The O rattled off Portland’s nominees for the this year’s James Beard Awards—or “the Oscars of food”—with Gabriel Rucker (Canard, Le Pigeon), Kim Boyce (Bakeshop), Akkapong (Earl) Ninsom (Langbaan, Hat Yai), and Expatriate and Davenport making this year’s cut. It also broke the news that Rick Gencarelli is opening a Grassa pasta shop in the SE at Hawthorne and 15th very, very soon.
Portland Monthly visited the new Portland outpost of the Taiwanese chain Din Tai Fung and says we should, indeed, believe the hype, especially when it comes to the chocolate soup dumplings.

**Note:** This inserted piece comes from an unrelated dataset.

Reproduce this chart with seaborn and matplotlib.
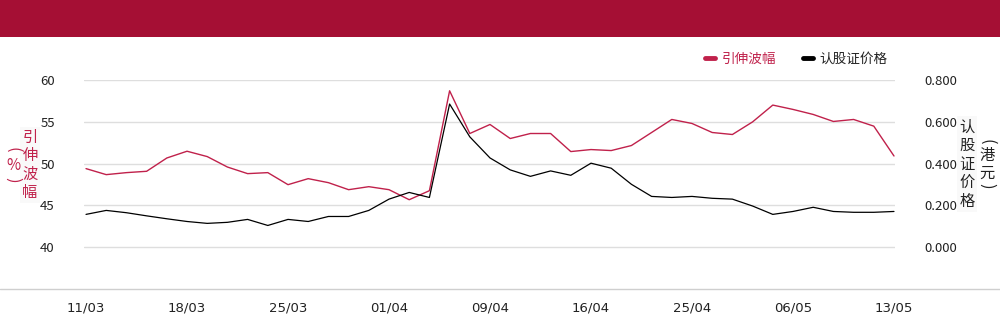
import matplotlib
matplotlib.use("Agg")
import matplotlib.pyplot as plt
from matplotlib.lines import Line2D
from matplotlib.patches import Rectangle
import seaborn as sns
import pandas as pd

# ---- data ----
tick_labels = ["11/03", "18/03", "25/03", "01/04", "09/04", "16/04", "25/04", "06/05", "13/05"]
implied_vol = [49.40, 48.68, 48.92, 49.08, 50.67, 51.48, 50.84, 49.59, 48.80, 48.92,
               47.48, 48.20, 47.72, 46.88, 47.24, 46.88, 45.68, 46.76, 58.71, 53.60,
               54.68, 53.00, 53.60, 53.60, 51.44, 51.68, 51.56, 52.16, 53.72, 55.28,
               54.80, 53.72, 53.48, 54.99, 57.00, 56.48, 55.88, 55.04, 55.28, 54.48,
               50.91]
warrant_price = [0.157, 0.176, 0.165, 0.150, 0.136, 0.123, 0.114, 0.119, 0.133, 0.104,
                 0.133, 0.123, 0.147, 0.147, 0.176, 0.230, 0.262, 0.238, 0.685, 0.528,
                 0.427, 0.370, 0.339, 0.365, 0.344, 0.402, 0.378, 0.301, 0.243, 0.238,
                 0.243, 0.234, 0.230, 0.197, 0.157, 0.171, 0.191, 0.171, 0.167, 0.167,
                 0.171]
left_ticks = [40, 45, 50, 55, 60]
right_ticks = [0.0, 0.2, 0.4, 0.6, 0.8]
series_names = ["引伸波幅", "认股证价格"]

RED = "#c0214b"
BAND = "#a50f34"

sns.set_theme(style="white")
plt.rcParams["font.family"] = ["Noto Sans CJK SC", "DejaVu Sans"]

df = pd.DataFrame({"idx": range(len(implied_vol)),
                   "vol": implied_vol, "price": warrant_price})

fig = plt.figure(figsize=(10, 3.24), dpi=100)
W, H = 1000, 324
ax = fig.add_axes([84 / W, 1 - 289 / H, (895 - 84) / W, (289 - 80) / H])
ax2 = ax.twinx()

sns.lineplot(data=df, x="idx", y="vol", ax=ax, color=RED, linewidth=1.0)
sns.lineplot(data=df, x="idx", y="price", ax=ax2, color="black", linewidth=0.9)

ax.set_xlim(-0.1, len(implied_vol) - 1 + 0.05)
ax.set_ylim(35, 60)
ax2.set_ylim(-0.2, 0.8)
ax.set_yticks(left_ticks)
ax.set_yticklabels([str(t) for t in left_ticks])
ax2.set_yticks(right_ticks)
ax2.set_yticklabels([f"{t:.3f}" for t in right_ticks])
ax.set_xticks(list(range(0, len(implied_vol), 5)))
ax.set_xticklabels(tick_labels, fontsize=9.5, color="#222222",
                   family=["Liberation Sans Narrow", "DejaVu Sans"])

for a in (ax, ax2):
    for s in a.spines.values():
        s.set_visible(False)
    a.set_xlabel("")
    a.set_ylabel("")
    a.tick_params(length=0)
ax.tick_params(axis="y", pad=21, labelsize=9.5, labelcolor="#222222")
ax2.tick_params(axis="y", pad=21, labelsize=9.5, labelcolor="#222222")
ax.tick_params(axis="x", pad=9)

ax.grid(axis="y", color="#dedede", linewidth=1.0)
ax.set_axisbelow(True)

# top band
fig.add_artist(Rectangle((0, 1 - 37 / H), 1, 37 / H, transform=fig.transFigure,
                         facecolor=BAND, edgecolor="none"))
# bottom rule
fig.add_artist(Line2D([0, 1], [1 - 289 / H, 1 - 289 / H], transform=fig.transFigure,
                      color="#cfcfcf", linewidth=1.0))

# legend
handles = [Line2D([], [], color=RED, linewidth=3.5),
           Line2D([], [], color="black", linewidth=3.5)]
leg = fig.legend(handles, series_names, loc="center right",
                 bbox_to_anchor=(900 / W, 1 - 59 / H), ncol=2, frameon=False,
                 fontsize=9.8, handlelength=0.7, handletextpad=0.5, columnspacing=2.0)
leg.get_texts()[0].set_color(RED)
leg.get_texts()[1].set_color("#222222")

# axis titles (vertical CJK)
box = dict(facecolor="#f9f9f9", edgecolor="none", pad=1.5)
fig.text(30 / W, 1 - 165 / H, "\n".join("引伸波幅"), color=RED, fontsize=11,
         ha="center", va="center", linespacing=1.1, bbox=box)
fig.text(13 / W, 1 - 150 / H, "(", color=RED, fontsize=12, rotation=-90,
         ha="center", va="center")
fig.text(13 / W, 1 - 165 / H, "%", color=RED, fontsize=11,
         ha="center", va="center")
fig.text(13 / W, 1 - 180 / H, ")", color=RED, fontsize=12, rotation=-90,
         ha="center", va="center")

fig.text(967 / W, 1 - 164 / H, "\n".join("认股证价格"), color="#222222", fontsize=11,
         ha="center", va="center", linespacing=1.12, bbox=box)
fig.text(987 / W, 1 - 142 / H, "(", color="#222222", fontsize=12, rotation=-90,
         ha="center", va="center")
fig.text(987 / W, 1 - 164 / H, "\n".join("港元"), color="#222222", fontsize=11,
         ha="center", va="center", linespacing=1.05)
fig.text(987 / W, 1 - 186 / H, ")", color="#222222", fontsize=12, rotation=-90,
         ha="center", va="center")

fig.savefig("out.png", dpi=100, facecolor="white")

It determined that the grandma-inspired Vietnamese “soul food” cart, Matta, with its “gravel-pitted, electrical cord-strewn, NPR-soundtracked parking lot” is the kind of place that if “Furiosa and Mad Max ever blow through town, jonesing for a postapocalyptic Portland food cart experience, this pod is the place.”
Inspired by Killer Mike’s Trigger Warning, the new Netflix series which features an episode in which he struggles to support Black-owned business in Atlanta, Willamette Week’s Cervante Pope set out to see if she could make a similar quest in white AF Portland over the course of one single day. Her takeaway: “At the end of my day, it was clear that, for the here and now, we still need to make sure we do what we can to keep Portland's black businesses open and operating. Back home in Oakland, there wasn't a need to even say that, because we were already everywhere. It was natural to walk into just about any business and see a predominantly black staff. In Portland, you have to actively seek it out.”
Finally, Eater reported plenty, including: Dallas transplant Kyle Rensmeyer is opening a new barbecue cart called Holy Trinity Barbecue sometime this spring (and he’s bringing with it some serious Texan street cred); SF-based Lovejoy’s Tea Room will start offering classic British tea service out on NW Killingsworth next week; Downtown’s Original diner has turned its second floor mezzanine into a full-on old school video arcade; and speaking of games, Mox Boarding House, the Seattle-based board game-restaurant/bar mash-up, will plant its nerd flag in the old Dollar Tree store on W Burnside.